● **Source excerpt**
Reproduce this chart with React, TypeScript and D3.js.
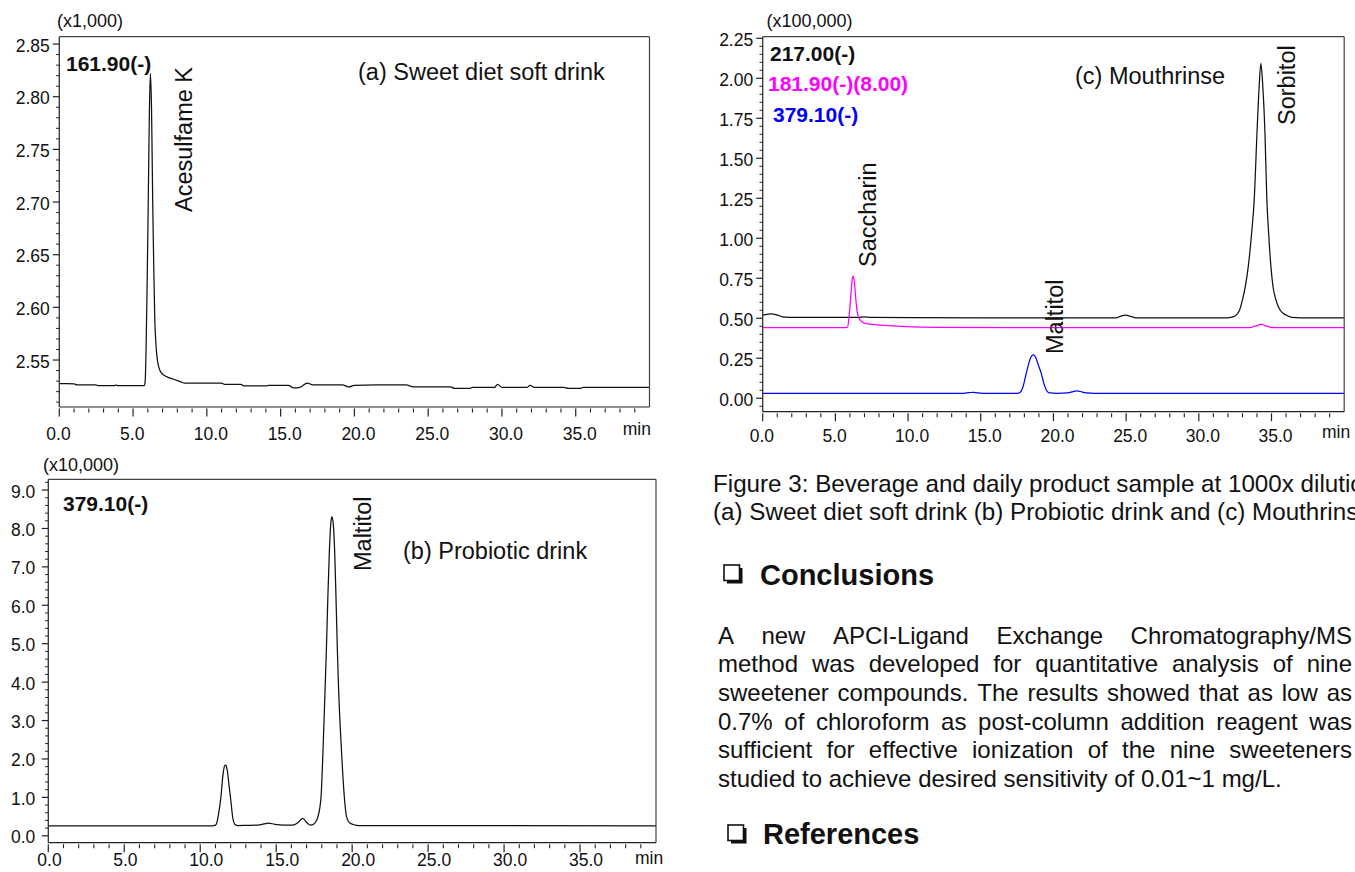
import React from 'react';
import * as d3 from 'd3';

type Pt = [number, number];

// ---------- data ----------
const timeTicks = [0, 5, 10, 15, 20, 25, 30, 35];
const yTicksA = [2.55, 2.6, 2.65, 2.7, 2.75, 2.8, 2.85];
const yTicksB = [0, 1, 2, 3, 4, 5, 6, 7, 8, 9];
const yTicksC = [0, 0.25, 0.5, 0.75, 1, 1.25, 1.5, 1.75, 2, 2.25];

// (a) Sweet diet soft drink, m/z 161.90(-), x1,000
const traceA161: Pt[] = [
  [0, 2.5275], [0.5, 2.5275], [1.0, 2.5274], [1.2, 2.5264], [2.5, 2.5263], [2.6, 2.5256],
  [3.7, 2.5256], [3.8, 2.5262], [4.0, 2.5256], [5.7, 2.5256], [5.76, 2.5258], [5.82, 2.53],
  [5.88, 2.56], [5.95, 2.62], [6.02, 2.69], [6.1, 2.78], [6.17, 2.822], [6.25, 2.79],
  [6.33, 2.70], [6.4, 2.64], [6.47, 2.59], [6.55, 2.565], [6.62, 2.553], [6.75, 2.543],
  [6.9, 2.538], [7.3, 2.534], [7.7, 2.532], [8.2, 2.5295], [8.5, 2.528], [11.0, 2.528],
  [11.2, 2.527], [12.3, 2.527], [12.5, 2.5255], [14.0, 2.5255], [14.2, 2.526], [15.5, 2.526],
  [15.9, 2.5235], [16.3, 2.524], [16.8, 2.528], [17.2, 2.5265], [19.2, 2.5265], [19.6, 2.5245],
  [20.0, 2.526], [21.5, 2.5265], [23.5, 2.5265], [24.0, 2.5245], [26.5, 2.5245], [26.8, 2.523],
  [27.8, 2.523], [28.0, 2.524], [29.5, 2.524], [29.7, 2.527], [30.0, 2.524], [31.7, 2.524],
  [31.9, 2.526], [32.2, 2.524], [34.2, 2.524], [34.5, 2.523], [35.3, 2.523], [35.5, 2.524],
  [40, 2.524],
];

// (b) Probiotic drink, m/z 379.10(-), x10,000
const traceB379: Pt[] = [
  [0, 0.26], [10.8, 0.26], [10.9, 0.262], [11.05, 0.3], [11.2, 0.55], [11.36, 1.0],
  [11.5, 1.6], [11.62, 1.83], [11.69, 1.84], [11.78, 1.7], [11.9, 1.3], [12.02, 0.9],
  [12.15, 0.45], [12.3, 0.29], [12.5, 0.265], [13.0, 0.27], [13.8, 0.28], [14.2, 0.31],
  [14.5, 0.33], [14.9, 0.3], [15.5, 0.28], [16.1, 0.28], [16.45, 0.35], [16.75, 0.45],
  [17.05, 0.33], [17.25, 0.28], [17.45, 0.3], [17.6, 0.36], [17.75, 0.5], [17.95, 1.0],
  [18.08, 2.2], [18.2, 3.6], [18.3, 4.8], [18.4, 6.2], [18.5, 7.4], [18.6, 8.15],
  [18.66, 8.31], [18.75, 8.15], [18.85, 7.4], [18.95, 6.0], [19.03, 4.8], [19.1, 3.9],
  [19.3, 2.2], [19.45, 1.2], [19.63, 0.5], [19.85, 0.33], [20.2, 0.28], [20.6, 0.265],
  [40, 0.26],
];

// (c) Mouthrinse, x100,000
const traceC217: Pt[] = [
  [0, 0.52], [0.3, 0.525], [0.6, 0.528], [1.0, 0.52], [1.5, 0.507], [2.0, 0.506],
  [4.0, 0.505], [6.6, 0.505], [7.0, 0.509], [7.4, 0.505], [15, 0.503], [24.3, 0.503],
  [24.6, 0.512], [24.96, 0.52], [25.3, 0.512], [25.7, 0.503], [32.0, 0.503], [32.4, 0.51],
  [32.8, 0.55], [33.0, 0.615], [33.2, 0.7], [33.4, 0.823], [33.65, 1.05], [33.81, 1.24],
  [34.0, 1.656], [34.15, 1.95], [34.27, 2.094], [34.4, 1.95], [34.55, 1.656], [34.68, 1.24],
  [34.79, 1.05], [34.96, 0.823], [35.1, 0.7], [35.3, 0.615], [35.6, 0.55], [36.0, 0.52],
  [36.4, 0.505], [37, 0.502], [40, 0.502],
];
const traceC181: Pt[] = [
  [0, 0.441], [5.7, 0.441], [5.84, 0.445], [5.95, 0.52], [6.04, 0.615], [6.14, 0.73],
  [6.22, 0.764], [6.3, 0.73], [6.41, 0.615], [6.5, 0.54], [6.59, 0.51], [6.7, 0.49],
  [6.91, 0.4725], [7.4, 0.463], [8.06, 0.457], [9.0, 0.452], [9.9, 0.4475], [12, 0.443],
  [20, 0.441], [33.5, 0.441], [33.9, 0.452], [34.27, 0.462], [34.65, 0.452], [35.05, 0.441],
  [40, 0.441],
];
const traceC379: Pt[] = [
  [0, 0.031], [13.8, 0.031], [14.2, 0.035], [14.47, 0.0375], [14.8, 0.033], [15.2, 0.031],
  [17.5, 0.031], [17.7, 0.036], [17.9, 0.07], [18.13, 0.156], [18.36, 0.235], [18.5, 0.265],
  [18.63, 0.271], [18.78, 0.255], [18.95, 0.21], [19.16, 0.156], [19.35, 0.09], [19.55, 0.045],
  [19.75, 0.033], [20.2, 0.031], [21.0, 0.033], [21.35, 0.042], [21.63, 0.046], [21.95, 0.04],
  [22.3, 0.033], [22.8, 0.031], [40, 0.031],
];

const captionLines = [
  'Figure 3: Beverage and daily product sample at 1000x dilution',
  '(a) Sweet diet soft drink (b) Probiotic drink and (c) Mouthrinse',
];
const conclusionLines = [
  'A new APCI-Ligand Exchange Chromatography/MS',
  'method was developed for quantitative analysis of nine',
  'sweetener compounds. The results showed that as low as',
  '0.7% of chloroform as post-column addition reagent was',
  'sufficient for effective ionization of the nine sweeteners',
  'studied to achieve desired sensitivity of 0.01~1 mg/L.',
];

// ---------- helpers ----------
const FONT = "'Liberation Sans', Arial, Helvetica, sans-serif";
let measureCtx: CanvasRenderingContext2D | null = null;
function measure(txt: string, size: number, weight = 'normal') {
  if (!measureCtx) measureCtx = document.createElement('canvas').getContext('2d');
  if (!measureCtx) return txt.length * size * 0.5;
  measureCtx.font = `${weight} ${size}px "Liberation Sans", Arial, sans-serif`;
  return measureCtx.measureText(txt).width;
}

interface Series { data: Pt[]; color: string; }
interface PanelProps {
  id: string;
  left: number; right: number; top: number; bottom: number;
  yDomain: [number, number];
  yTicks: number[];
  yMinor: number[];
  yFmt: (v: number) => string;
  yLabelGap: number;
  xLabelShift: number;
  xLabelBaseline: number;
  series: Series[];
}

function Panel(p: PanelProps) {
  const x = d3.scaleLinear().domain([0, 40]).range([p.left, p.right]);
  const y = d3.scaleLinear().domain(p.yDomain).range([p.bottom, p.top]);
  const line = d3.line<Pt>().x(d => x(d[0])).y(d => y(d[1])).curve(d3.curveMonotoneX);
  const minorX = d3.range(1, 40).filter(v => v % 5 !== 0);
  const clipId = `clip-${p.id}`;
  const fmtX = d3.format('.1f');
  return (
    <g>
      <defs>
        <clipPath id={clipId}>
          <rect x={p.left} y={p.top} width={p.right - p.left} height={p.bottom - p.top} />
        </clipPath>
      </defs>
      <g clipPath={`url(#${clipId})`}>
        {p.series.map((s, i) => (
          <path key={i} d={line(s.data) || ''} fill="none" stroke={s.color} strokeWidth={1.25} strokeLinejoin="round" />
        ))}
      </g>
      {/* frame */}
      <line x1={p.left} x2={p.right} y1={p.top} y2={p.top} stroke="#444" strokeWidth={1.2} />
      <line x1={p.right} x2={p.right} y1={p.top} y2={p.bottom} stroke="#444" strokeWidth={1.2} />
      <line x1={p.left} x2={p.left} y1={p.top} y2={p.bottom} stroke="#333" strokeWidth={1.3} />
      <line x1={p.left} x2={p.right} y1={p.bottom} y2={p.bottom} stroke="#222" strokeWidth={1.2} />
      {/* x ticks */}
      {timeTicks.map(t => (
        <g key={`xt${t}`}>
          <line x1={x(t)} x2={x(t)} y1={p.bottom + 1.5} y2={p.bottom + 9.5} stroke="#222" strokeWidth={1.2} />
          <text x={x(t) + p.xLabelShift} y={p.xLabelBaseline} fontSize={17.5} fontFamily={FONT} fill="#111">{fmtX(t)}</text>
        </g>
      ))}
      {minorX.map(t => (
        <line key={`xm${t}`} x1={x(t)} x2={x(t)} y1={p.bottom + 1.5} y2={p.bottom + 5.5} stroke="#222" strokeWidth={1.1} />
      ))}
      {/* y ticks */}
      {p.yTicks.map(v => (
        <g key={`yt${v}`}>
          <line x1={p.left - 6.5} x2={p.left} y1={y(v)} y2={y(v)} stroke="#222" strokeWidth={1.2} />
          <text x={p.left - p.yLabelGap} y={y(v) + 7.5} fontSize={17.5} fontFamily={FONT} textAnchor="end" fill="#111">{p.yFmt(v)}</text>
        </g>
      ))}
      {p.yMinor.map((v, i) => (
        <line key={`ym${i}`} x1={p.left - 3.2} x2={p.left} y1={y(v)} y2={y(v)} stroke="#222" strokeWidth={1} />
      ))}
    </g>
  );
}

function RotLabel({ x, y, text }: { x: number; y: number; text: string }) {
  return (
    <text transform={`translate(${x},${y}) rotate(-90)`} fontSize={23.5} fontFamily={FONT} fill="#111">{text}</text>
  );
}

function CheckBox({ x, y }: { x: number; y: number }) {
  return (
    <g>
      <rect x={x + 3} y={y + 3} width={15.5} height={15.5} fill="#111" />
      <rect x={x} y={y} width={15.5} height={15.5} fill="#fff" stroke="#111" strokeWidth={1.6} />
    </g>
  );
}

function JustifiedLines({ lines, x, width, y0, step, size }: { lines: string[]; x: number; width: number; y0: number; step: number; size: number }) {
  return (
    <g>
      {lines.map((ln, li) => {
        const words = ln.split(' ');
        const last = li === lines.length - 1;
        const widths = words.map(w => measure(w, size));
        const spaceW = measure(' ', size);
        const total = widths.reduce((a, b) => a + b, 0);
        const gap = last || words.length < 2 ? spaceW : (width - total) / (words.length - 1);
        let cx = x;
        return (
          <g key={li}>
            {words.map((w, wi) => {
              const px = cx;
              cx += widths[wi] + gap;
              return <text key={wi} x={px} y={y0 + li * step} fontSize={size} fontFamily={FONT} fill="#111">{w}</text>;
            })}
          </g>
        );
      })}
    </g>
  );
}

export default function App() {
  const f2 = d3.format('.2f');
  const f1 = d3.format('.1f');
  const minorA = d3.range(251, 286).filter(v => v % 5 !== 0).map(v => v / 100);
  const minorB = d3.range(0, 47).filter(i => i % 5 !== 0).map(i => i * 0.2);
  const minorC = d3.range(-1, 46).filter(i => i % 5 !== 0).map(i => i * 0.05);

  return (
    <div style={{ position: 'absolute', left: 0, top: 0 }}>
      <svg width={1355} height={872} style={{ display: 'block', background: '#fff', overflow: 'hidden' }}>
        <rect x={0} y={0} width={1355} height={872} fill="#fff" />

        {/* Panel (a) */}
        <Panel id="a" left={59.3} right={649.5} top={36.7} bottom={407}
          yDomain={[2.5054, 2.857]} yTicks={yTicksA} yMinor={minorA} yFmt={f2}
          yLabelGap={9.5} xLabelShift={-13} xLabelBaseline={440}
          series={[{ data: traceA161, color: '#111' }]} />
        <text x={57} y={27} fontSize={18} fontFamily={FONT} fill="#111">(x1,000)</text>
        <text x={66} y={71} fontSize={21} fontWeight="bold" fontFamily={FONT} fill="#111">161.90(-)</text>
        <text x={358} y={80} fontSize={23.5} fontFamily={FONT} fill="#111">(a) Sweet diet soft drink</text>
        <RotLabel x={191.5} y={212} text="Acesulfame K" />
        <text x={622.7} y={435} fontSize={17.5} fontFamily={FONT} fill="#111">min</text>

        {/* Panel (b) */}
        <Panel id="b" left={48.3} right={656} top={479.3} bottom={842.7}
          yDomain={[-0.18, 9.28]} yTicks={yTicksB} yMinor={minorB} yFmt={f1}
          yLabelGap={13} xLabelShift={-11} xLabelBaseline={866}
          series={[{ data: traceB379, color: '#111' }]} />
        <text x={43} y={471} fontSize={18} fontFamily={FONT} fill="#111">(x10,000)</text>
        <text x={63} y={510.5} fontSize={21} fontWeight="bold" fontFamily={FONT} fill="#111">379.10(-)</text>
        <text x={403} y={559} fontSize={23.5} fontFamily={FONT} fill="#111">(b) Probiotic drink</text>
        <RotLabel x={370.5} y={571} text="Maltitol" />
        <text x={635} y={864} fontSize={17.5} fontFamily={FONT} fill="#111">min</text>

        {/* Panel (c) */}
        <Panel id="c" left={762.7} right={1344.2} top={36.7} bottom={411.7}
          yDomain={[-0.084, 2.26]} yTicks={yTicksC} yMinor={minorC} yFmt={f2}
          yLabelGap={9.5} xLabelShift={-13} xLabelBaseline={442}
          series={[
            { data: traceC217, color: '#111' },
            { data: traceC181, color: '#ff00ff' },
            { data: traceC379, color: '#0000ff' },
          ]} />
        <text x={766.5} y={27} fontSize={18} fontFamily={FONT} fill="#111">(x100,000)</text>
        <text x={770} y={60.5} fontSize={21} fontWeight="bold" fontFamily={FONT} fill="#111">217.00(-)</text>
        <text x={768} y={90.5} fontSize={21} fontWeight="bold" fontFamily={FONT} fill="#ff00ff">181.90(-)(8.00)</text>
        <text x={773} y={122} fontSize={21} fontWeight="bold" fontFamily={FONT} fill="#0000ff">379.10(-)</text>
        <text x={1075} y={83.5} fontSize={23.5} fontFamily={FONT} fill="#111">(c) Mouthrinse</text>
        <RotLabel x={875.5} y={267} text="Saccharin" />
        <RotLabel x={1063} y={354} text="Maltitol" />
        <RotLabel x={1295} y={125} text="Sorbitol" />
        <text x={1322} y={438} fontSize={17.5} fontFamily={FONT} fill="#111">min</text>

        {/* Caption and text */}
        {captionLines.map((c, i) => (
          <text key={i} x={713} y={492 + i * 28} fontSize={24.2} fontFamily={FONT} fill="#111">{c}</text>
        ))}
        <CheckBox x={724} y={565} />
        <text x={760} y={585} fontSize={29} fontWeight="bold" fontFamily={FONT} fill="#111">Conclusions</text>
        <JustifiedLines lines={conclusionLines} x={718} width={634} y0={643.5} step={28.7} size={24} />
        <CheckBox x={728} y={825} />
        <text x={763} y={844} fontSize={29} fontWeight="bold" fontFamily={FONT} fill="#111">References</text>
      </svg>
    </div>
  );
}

● **Problem to solve**
Give again, exactly, the lines from the start of the data through the one holding "1.75, 2, 2.25];"; omit the pictures.

● **In response**
Reproduce this chart with React, TypeScript and D3.js.
import React from 'react';
import * as d3 from 'd3';

type Pt = [number, number];

// ---------- data ----------
const timeTicks = [0, 5, 10, 15, 20, 25, 30, 35];
const yTicksA = [2.55, 2.6, 2.65, 2.7, 2.75, 2.8, 2.85];
const yTicksB = [0, 1, 2, 3, 4, 5, 6, 7, 8, 9];
const yTicksC = [0, 0.25, 0.5, 0.75, 1, 1.25, 1.5, 1.75, 2, 2.25];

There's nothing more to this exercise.